Yellowleg has to save Turk in order to exact his revenge, but before he does that, he talks the two men into helping him rob the bank in Gila City.   A gunfight with the robbers who beat them to the job results in Yellowleg accidentally shooting and killing the son of Kit Tilden (Maureen O’Hara – How Green Was My Valley, The Miracle on 34th Street), one of the town’s prostitutes.   O’Hara, normally a highly accomplished and reliable actress, is no more convincing as a prostitute than she is as a grieving mother, a result, perhaps, of that frosty relationship with her director.   She was too old for the part, and a little too motherly to invoke the kind of desire she does in Billy, but she worked for scale in return for a cut of any profits, and got to warble the film’s Godawful theme tune.
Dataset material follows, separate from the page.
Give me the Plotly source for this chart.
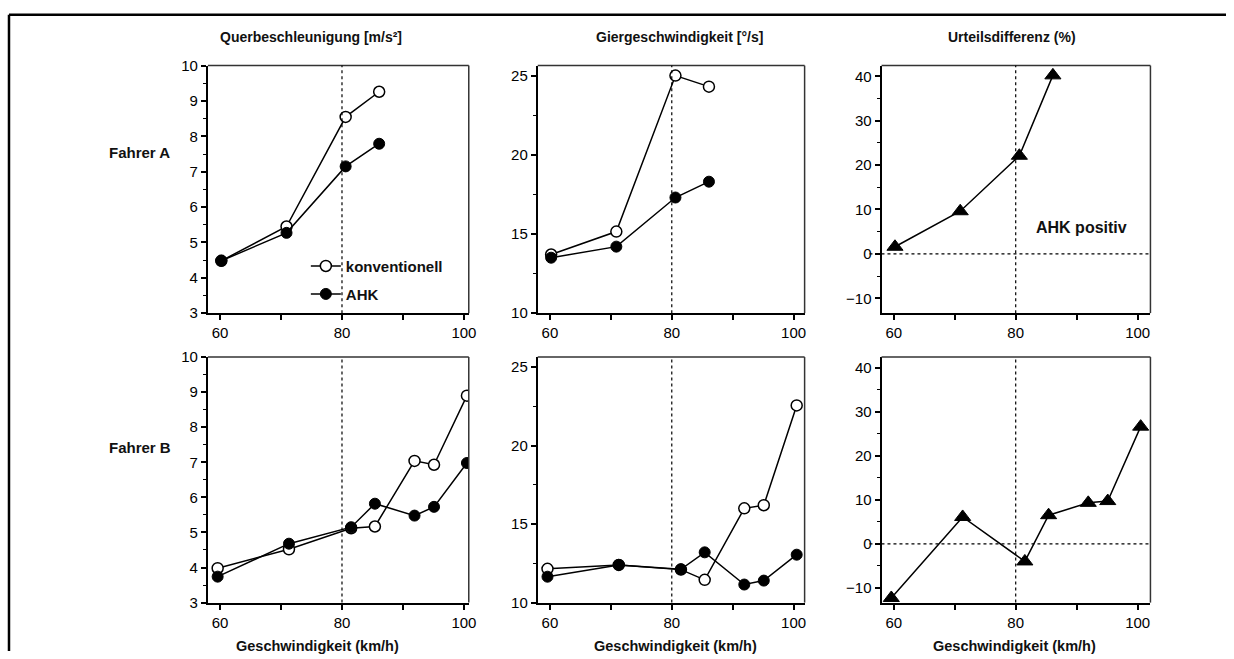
import plotly.graph_objects as go

W, H = 1234, 659

# ---------------- data ----------------
speed_A = [60.2, 70.9, 80.6, 86.1]
quer_A_konv = [4.48, 5.45, 8.55, 9.26]
quer_A_ahk = [4.48, 5.27, 7.15, 7.79]
gier_A_konv = [13.7, 15.15, 25.0, 24.3]
gier_A_ahk = [13.5, 14.2, 17.3, 18.3]
urteil_A = [1.6, 9.6, 22.1, 40.2]

speed_B = [59.6, 71.3, 81.5, 85.4, 91.9, 95.1, 100.5]
quer_B_konv = [3.98, 4.52, 5.12, 5.17, 7.04, 6.93, 8.9]
quer_B_ahk = [3.74, 4.68, 5.15, 5.82, 5.48, 5.73, 6.98]
gier_B_konv = [12.15, 12.4, 12.1, 11.45, 16.0, 16.2, 22.55]
gier_B_ahk = [11.65, 12.4, 12.12, 13.2, 11.15, 11.4, 13.05]
urteil_B = [-12.3, 6.1, -4.0, 6.5, 9.3, 9.7, 26.6]

col_titles = ["Querbeschleunigung [m/s²]", "Giergeschwindigkeit [°/s]", "Urteilsdifferenz (%)"]
row_titles = ["Fahrer A", "Fahrer B"]
x_title = "Geschwindigkeit (km/h)"
x_ticks = [60, 70, 80, 90, 100]
x_ticktext = ["60", "", "80", "", "100"]

# ---------------- layout geometry (target pixels) ----------------
# the captured page appears slightly rescaled; compensate
SX, OX = 0.994, 0.0
SY, OY = 0.976, 7.3

def px_x(p):
    return ((p - OX) / SX) / W

def px_y(p):
    return 1 - ((p - OY) / SY) / H

col_px = [(208, 469), (538, 805), (882, 1151)]
row_px = [(64, 312), (356, 602)]
x_ranges = [[58.0, 100.8], [58.0, 101.8], [58.0, 102.1]]
y_ranges = [[3, 10], [10, 25.63], [-13.35, 42.4]]
y_dtick = [1, 5, 10]
y_minor = [0.5, 2.5, 5]

FONT = "Liberation Sans, Arial, sans-serif"

fig = go.Figure()

line_style = dict(color="black", width=1.5)
open_marker = dict(symbol="circle", size=11, color="white", line=dict(color="black", width=1.5))
fill_marker = dict(symbol="circle", size=11, color="black", line=dict(color="black", width=1))
tri_marker = dict(symbol="triangle-up", size=14, color="black", line=dict(color="black", width=1))

panels = [
    (0, 0, speed_A, [quer_A_konv, quer_A_ahk]),
    (0, 1, speed_A, [gier_A_konv, gier_A_ahk]),
    (0, 2, speed_A, [urteil_A]),
    (1, 0, speed_B, [quer_B_konv, quer_B_ahk]),
    (1, 1, speed_B, [gier_B_konv, gier_B_ahk]),
    (1, 2, speed_B, [urteil_B]),
]

shapes = []
annotations = []
layout_axes = {}
TICKFONT = dict(family=FONT, size=15, color="#000")

for (r, c, xs, series) in panels:
    i = r * 3 + c + 1
    xa = "x" if i == 1 else f"x{i}"
    ya = "y" if i == 1 else f"y{i}"
    if len(series) == 2:
        fig.add_trace(go.Scatter(x=xs, y=series[0], mode="lines+markers", name="<b>konventionell</b>",
                                 line=line_style, marker=open_marker, xaxis=xa, yaxis=ya,
                                 showlegend=(i == 1), legend="legend"))
        fig.add_trace(go.Scatter(x=xs, y=series[1], mode="lines+markers", name="<b>AHK</b>",
                                 line=line_style, marker=fill_marker, xaxis=xa, yaxis=ya,
                                 showlegend=(i == 1), legend="legend2"))
    else:
        fig.add_trace(go.Scatter(x=xs, y=series[0], mode="lines+markers", name="Urteilsdifferenz",
                                 line=line_style, marker=tri_marker, xaxis=xa, yaxis=ya,
                                 showlegend=False))
    x0, x1 = col_px[c]
    yt, yb = row_px[r]
    xkey = "xaxis" if i == 1 else f"xaxis{i}"
    ykey = "yaxis" if i == 1 else f"yaxis{i}"
    layout_axes[xkey] = dict(
        domain=[px_x(x0), px_x(x1)], anchor=ya, range=x_ranges[c],
        tickmode="array", tickvals=x_ticks, ticktext=x_ticktext,
        ticks="outside", ticklen=5, tickwidth=1.5, tickcolor="black",
        showline=True, linewidth=2, linecolor="black", mirror=False,
        showgrid=False, zeroline=False, tickfont=TICKFONT,
    )
    layout_axes[ykey] = dict(
        domain=[px_y(yb), px_y(yt)], anchor=xa, range=y_ranges[c],
        dtick=y_dtick[c], tick0=0,
        ticks="outside", ticklen=5, tickwidth=1.5, tickcolor="black",
        minor=dict(dtick=y_minor[c], tick0=0, ticks="outside", ticklen=3, tickcolor="black", tickwidth=1),
        showline=True, linewidth=2, linecolor="black", mirror=False,
        showgrid=False, zeroline=False, tickfont=TICKFONT,
    )
    shapes.append(dict(type="line", xref=f"{xa} domain", yref=f"{ya} domain",
                       x0=0, x1=1, y0=1, y1=1, line=dict(color="#333", width=1.5)))
    shapes.append(dict(type="line", xref=f"{xa} domain", yref=f"{ya} domain",
                       x0=1, x1=1, y0=0, y1=1, line=dict(color="#333", width=1.5)))
    shapes.append(dict(type="line", xref=xa, yref=f"{ya} domain",
                       x0=80, x1=80, y0=0, y1=1, line=dict(color="black", width=1.2, dash="dot")))
    if c == 2:
        shapes.append(dict(type="line", xref=f"{xa} domain", yref=ya,
                           x0=-0.045, x1=1, y0=0, y1=0, line=dict(color="black", width=1.2, dash="dot")))

for t, xc in zip(col_titles, [311, 680, 1012]):
    annotations.append(dict(text=f"<b>{t}</b>", x=px_x(xc), y=px_y(35), xref="paper", yref="paper",
                            showarrow=False, xanchor="center", yanchor="middle",
                            font=dict(family=FONT, size=14, color="#111")))
for t, yc in zip(row_titles, [151, 447]):
    annotations.append(dict(text=f"<b>{t}</b>", x=px_x(107), y=px_y(yc), xref="paper", yref="paper",
                            showarrow=False, xanchor="left", yanchor="middle",
                            font=dict(family=FONT, size=15, color="#111")))
for xc in [318, 676, 1015]:
    annotations.append(dict(text=f"<b>{x_title}</b>", x=px_x(xc), y=px_y(645), xref="paper", yref="paper",
                            showarrow=False, xanchor="center", yanchor="middle",
                            font=dict(family=FONT, size=14.5, color="#111")))
annotations.append(dict(text="<b>AHK positiv</b>", x=83.0, y=6.0, xref="x3", yref="y3",
                        showarrow=False, xanchor="left", yanchor="middle",
                        font=dict(family=FONT, size=16, color="#111")))

shapes.append(dict(type="line", xref="paper", yref="paper", x0=px_x(9), x1=px_x(9),
                   y0=0, y1=px_y(13), line=dict(color="black", width=2.5)))
shapes.append(dict(type="line", xref="paper", yref="paper", x0=px_x(9), x1=1,
                   y0=px_y(13), y1=px_y(13), line=dict(color="black", width=2.5)))

LEGFONT = dict(family=FONT, size=15, color="#111")
fig.update_layout(
    width=W, height=H,
    margin=dict(l=0, r=0, t=0, b=0),
    paper_bgcolor="white", plot_bgcolor="white",
    shapes=shapes, annotations=annotations,
    showlegend=True,
    legend=dict(x=px_x(306), y=px_y(265), xanchor="left", yanchor="middle",
                bgcolor="rgba(0,0,0,0)", font=LEGFONT, itemwidth=30),
    legend2=dict(x=px_x(306), y=px_y(293), xanchor="left", yanchor="middle",
                 bgcolor="rgba(0,0,0,0)", font=LEGFONT, itemwidth=30),
    **layout_axes,
)

fig.write_html("out.html", config={"displayModeBar": False},
               post_script="document.body.style.margin='0';document.body.style.overflow='hidden';")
Yellowleg is so filled with remorse over his killing of the boy that he offers to escort Kit on the dangerous journey across Indian territory to the ghost town of Siringo, where she plans to bury her son beside his father.   Kit rejects his offer, but he goes anyway, and brings Turk and Billy along with him.  You have to wonder why he doesn’t figure out a way to get Turk on his own in order to grab a few slices of revenge, but that’s just one of many deficiencies in the writing.   Fleischman’s characters are mostly stereotypes, even if they are given a few interesting quirks, and they do nothing that surprises us.   Keith holds it all together with laconic ease, and spars well with Cochran, but Wills is largely wasted in a role that we all know would have been so much meatier had Peckinpah been allowed to get his hands on it.

Although some of the themes which found their way into many of his subsequent movies can be found in The Deadly Companions, there’s not a lot of Peckinpah here, but the film wouldn’t enjoy even the modest reputation it does were it not for his involvement.